People whose genes make them at risk of obesity could be more likely to pile on weight from fried foods than those with lower risk, a study suggests.
Eating fried foods four times a week or more had twice as big an effect on weight for those with high genetic obesity scores compared to those with the lowest, Harvard researchers found.
Even eating the foods once or twice a week increased the risk of being overweight if people had a genetic predisposition to obesity.
It is the first time experts have looked at the interaction between obesity genetics, weight (measured as body mass index or BMI) and a certain food group.
The team analysed data from more than 37,000 men and women taking part in three US health trials.

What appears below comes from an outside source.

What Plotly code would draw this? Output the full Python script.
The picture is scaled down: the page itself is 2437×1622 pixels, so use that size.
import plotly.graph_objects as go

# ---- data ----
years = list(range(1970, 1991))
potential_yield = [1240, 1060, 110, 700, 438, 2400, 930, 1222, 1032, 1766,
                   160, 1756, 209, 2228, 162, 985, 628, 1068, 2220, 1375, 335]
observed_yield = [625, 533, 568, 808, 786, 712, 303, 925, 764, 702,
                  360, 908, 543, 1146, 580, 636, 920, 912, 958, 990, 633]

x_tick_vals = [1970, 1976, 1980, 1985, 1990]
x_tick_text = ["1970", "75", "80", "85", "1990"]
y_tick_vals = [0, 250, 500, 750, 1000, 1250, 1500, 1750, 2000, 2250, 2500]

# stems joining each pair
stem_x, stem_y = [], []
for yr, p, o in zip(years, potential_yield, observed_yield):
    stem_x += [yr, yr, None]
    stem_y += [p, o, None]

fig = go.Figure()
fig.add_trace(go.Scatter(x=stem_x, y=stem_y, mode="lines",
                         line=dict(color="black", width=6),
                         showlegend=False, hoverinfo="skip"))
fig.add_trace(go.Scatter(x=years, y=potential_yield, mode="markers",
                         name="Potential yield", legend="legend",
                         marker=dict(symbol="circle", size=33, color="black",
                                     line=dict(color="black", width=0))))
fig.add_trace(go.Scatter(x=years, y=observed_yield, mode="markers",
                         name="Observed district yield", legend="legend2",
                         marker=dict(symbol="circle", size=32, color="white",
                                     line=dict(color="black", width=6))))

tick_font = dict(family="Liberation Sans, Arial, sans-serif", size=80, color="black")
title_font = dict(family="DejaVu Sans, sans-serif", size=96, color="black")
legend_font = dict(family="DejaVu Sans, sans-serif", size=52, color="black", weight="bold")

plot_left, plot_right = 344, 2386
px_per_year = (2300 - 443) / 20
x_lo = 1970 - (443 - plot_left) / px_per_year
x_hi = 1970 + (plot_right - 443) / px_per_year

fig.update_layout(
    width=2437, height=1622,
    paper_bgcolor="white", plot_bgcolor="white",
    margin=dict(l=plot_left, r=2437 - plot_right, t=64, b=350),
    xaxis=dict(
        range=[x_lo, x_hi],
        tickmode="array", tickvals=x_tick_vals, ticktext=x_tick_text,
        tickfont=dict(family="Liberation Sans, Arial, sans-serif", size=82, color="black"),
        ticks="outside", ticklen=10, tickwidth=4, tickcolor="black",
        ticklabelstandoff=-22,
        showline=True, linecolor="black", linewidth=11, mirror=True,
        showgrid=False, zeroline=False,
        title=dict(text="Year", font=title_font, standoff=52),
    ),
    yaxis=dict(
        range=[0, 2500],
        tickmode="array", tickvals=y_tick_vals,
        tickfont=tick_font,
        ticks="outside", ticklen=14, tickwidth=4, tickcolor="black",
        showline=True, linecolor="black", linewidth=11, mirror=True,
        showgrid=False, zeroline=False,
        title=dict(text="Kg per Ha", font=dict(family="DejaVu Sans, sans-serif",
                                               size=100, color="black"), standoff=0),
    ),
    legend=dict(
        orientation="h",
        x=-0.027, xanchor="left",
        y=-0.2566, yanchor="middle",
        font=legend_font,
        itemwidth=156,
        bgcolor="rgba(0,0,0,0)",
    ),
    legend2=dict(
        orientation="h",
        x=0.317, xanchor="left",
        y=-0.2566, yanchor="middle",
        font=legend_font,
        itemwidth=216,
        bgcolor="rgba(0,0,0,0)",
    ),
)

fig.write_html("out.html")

Using questionnaires, they looked at food consumption at home and away and calculated a genetic risk score based on 32 known genetic variants associated with BMI and obesity.
Those in the highest third of genetic risk had twice the difference in BMI if they ate fried food four times a week or more compared to those with the lowest risk.

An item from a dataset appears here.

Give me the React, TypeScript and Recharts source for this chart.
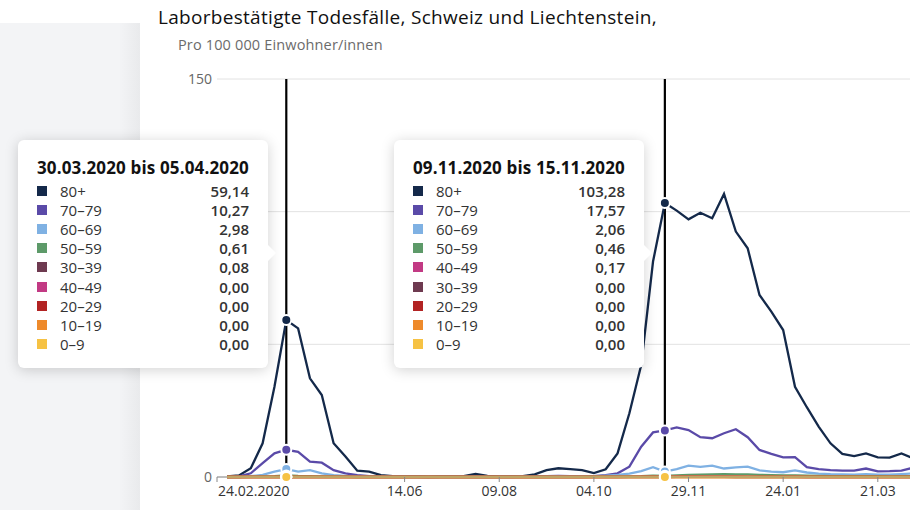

Meanwhile, those with the highest risk who ate the foods one to three times a week were also heavier than people with lower genetic risk.
Writing in the British Medical Journal (BMJ), the authors, including from the Harvard School of Public Health and Harvard Medical School in Boston in the US, said: “We found a significant interaction between fried food consumption and genetic predisposition to adiposity (obesity).
“These results for the first time suggest that individuals with a greater genetic predisposition to adiposity might be more susceptible to the adverse influence of over-consumption of fried food on adiposity; and over-consumption of fried foods might magnify genetic effects on adiposity.”
Assistant professor Lu Qi, from the Harvard School of Public Health, added: “Our findings emphasise the importance of reducing fried food consumption in the prevention of obesity, particularly in individuals genetically predisposed to adiposity.”
Professor Alexandra Blakemore and Dr Jessica Buxton, from Imperial College London, said in an accompanying editorial: “This work provides formal proof of interaction between a combined genetic risk score and environment in obesity.
However, they said the results “are unlikely to influence public health advice, since most of us should be eating fried food more sparingly anyway.”